Information shown:
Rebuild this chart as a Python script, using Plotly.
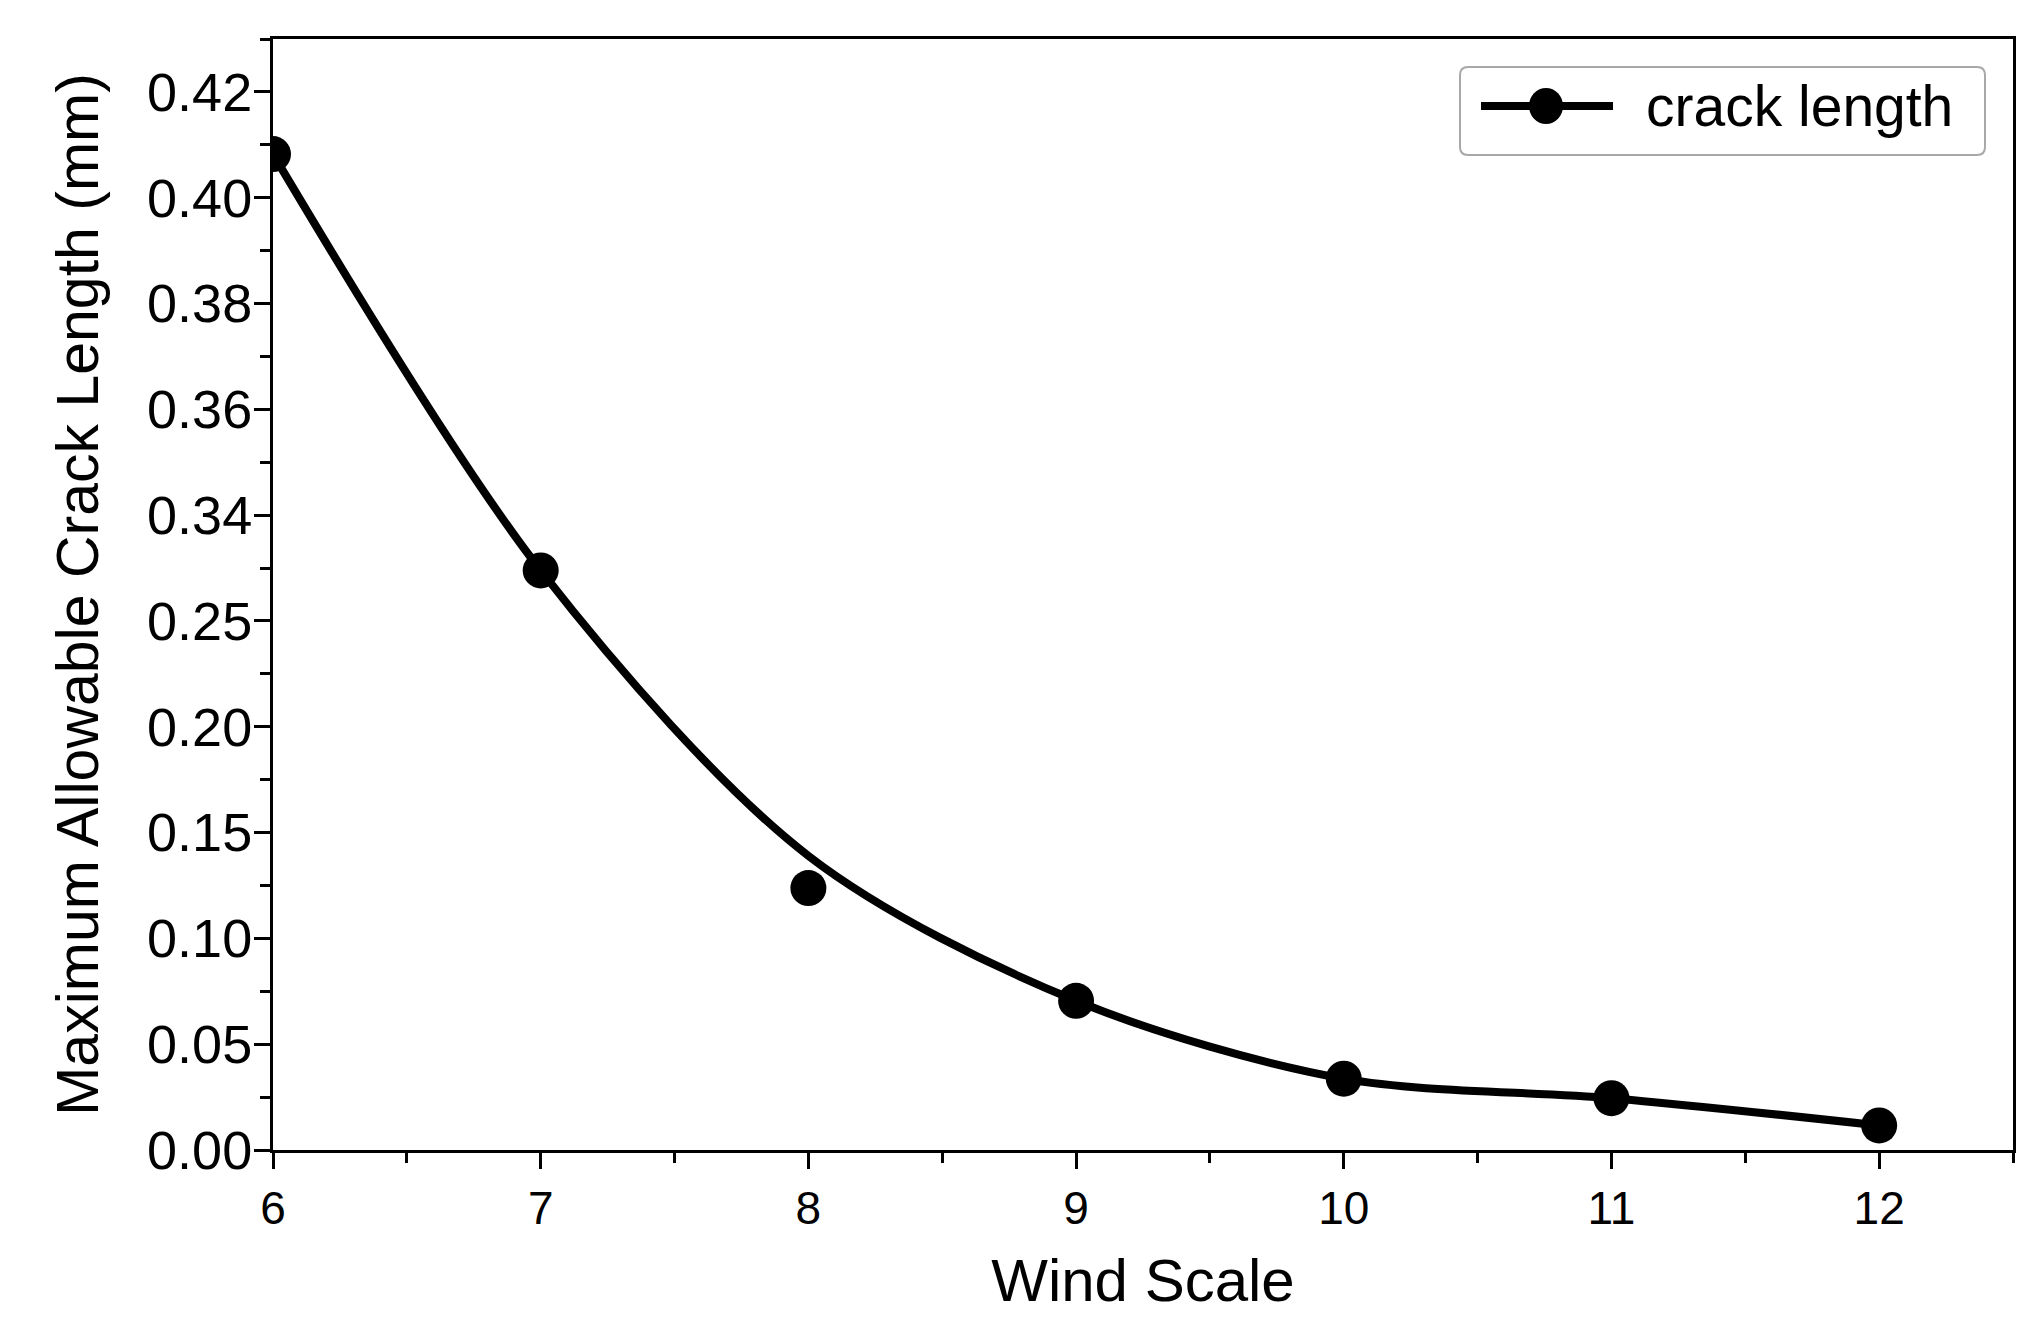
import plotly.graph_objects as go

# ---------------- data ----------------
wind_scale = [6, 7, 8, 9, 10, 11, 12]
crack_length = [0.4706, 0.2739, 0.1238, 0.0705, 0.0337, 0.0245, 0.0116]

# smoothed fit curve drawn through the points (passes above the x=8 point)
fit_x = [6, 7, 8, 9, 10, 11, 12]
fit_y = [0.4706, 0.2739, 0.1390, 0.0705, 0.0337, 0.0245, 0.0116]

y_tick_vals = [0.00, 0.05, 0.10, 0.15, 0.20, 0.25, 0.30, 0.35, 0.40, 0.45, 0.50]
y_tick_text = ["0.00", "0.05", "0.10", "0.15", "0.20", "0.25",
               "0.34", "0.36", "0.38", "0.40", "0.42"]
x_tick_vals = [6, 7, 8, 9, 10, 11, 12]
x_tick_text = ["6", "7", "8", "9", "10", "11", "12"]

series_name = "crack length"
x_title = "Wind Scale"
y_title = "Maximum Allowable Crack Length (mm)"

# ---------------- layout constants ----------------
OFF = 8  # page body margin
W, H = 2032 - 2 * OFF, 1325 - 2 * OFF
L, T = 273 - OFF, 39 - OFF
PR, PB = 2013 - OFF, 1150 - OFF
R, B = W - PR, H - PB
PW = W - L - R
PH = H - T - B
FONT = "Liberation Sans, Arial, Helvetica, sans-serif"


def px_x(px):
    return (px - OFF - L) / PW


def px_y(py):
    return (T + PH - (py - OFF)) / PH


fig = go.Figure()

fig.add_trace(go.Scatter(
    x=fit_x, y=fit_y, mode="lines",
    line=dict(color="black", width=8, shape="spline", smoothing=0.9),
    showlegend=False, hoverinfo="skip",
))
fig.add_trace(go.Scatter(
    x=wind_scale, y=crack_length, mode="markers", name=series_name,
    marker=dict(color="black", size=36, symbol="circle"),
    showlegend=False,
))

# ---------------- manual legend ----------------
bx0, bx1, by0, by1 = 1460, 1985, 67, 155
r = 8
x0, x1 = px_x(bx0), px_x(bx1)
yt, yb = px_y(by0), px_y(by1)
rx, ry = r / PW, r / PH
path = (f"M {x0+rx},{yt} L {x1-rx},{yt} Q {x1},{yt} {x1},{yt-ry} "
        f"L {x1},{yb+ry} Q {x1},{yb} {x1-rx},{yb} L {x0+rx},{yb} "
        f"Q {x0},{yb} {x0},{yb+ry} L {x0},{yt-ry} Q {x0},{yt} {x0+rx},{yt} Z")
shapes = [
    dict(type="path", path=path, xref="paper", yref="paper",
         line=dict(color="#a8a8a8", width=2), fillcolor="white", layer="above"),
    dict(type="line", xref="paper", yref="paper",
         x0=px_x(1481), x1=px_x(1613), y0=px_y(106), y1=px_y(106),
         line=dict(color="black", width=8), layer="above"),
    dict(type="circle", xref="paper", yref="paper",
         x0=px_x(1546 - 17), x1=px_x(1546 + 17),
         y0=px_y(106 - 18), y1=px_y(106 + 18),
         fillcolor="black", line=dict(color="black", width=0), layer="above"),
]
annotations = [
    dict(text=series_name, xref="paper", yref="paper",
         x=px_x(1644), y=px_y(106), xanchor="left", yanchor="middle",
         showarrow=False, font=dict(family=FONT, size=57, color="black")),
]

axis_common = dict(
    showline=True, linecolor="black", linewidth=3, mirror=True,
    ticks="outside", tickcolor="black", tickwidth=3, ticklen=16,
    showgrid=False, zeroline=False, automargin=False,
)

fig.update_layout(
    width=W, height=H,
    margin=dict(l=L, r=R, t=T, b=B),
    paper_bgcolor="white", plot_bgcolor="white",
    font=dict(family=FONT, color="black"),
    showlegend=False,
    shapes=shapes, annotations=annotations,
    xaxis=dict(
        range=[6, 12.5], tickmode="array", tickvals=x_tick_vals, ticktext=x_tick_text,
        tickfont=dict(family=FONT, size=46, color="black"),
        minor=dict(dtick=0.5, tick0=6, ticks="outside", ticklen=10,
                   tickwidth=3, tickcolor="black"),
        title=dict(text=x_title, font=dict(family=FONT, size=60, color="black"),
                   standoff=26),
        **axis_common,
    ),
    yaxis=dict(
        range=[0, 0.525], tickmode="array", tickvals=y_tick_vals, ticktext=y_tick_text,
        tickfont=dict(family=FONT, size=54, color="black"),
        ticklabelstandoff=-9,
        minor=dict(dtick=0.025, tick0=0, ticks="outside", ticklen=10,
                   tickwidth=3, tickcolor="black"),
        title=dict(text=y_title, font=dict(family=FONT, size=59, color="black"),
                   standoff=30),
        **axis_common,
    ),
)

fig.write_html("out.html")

Job:
Pictures are excluded; output everything else in the data verbatim.

Result of this exercise:
Rebuild this chart as a Python script, using Plotly.
import plotly.graph_objects as go

# ---------------- data ----------------
wind_scale = [6, 7, 8, 9, 10, 11, 12]
crack_length = [0.4706, 0.2739, 0.1238, 0.0705, 0.0337, 0.0245, 0.0116]

# smoothed fit curve drawn through the points (passes above the x=8 point)
fit_x = [6, 7, 8, 9, 10, 11, 12]
fit_y = [0.4706, 0.2739, 0.1390, 0.0705, 0.0337, 0.0245, 0.0116]

y_tick_vals = [0.00, 0.05, 0.10, 0.15, 0.20, 0.25, 0.30, 0.35, 0.40, 0.45, 0.50]
y_tick_text = ["0.00", "0.05", "0.10", "0.15", "0.20", "0.25",
               "0.34", "0.36", "0.38", "0.40", "0.42"]
x_tick_vals = [6, 7, 8, 9, 10, 11, 12]
x_tick_text = ["6", "7", "8", "9", "10", "11", "12"]

series_name = "crack length"
x_title = "Wind Scale"
y_title = "Maximum Allowable Crack Length (mm)"

# ---------------- layout constants ----------------
OFF = 8  # page body margin
W, H = 2032 - 2 * OFF, 1325 - 2 * OFF
L, T = 273 - OFF, 39 - OFF
PR, PB = 2013 - OFF, 1150 - OFF
R, B = W - PR, H - PB
PW = W - L - R
PH = H - T - B
FONT = "Liberation Sans, Arial, Helvetica, sans-serif"


def px_x(px):
    return (px - OFF - L) / PW


def px_y(py):
    return (T + PH - (py - OFF)) / PH


fig = go.Figure()

fig.add_trace(go.Scatter(
    x=fit_x, y=fit_y, mode="lines",
    line=dict(color="black", width=8, shape="spline", smoothing=0.9),
    showlegend=False, hoverinfo="skip",
))
fig.add_trace(go.Scatter(
    x=wind_scale, y=crack_length, mode="markers", name=series_name,
    marker=dict(color="black", size=36, symbol="circle"),
    showlegend=False,
))

# ---------------- manual legend ----------------
bx0, bx1, by0, by1 = 1460, 1985, 67, 155
r = 8
x0, x1 = px_x(bx0), px_x(bx1)
yt, yb = px_y(by0), px_y(by1)
rx, ry = r / PW, r / PH
path = (f"M {x0+rx},{yt} L {x1-rx},{yt} Q {x1},{yt} {x1},{yt-ry} "
        f"L {x1},{yb+ry} Q {x1},{yb} {x1-rx},{yb} L {x0+rx},{yb} "
        f"Q {x0},{yb} {x0},{yb+ry} L {x0},{yt-ry} Q {x0},{yt} {x0+rx},{yt} Z")
shapes = [
    dict(type="path", path=path, xref="paper", yref="paper",
         line=dict(color="#a8a8a8", width=2), fillcolor="white", layer="above"),
    dict(type="line", xref="paper", yref="paper",
         x0=px_x(1481), x1=px_x(1613), y0=px_y(106), y1=px_y(106),
         line=dict(color="black", width=8), layer="above"),
    dict(type="circle", xref="paper", yref="paper",
         x0=px_x(1546 - 17), x1=px_x(1546 + 17),
         y0=px_y(106 - 18), y1=px_y(106 + 18),
         fillcolor="black", line=dict(color="black", width=0), layer="above"),
]
annotations = [
    dict(text=series_name, xref="paper", yref="paper",
         x=px_x(1644), y=px_y(106), xanchor="left", yanchor="middle",
         showarrow=False, font=dict(family=FONT, size=57, color="black")),
]

axis_common = dict(
    showline=True, linecolor="black", linewidth=3, mirror=True,
    ticks="outside", tickcolor="black", tickwidth=3, ticklen=16,
    showgrid=False, zeroline=False, automargin=False,
)

fig.update_layout(
    width=W, height=H,
    margin=dict(l=L, r=R, t=T, b=B),
    paper_bgcolor="white", plot_bgcolor="white",
    font=dict(family=FONT, color="black"),
    showlegend=False,
    shapes=shapes, annotations=annotations,
    xaxis=dict(
        range=[6, 12.5], tickmode="array", tickvals=x_tick_vals, ticktext=x_tick_text,
        tickfont=dict(family=FONT, size=46, color="black"),
        minor=dict(dtick=0.5, tick0=6, ticks="outside", ticklen=10,
                   tickwidth=3, tickcolor="black"),
        title=dict(text=x_title, font=dict(family=FONT, size=60, color="black"),
                   standoff=26),
        **axis_common,
    ),
    yaxis=dict(
        range=[0, 0.525], tickmode="array", tickvals=y_tick_vals, ticktext=y_tick_text,
        tickfont=dict(family=FONT, size=54, color="black"),
        ticklabelstandoff=-9,
        minor=dict(dtick=0.025, tick0=0, ticks="outside", ticklen=10,
                   tickwidth=3, tickcolor="black"),
        title=dict(text=y_title, font=dict(family=FONT, size=59, color="black"),
                   standoff=30),
        **axis_common,
    ),
)

fig.write_html("out.html")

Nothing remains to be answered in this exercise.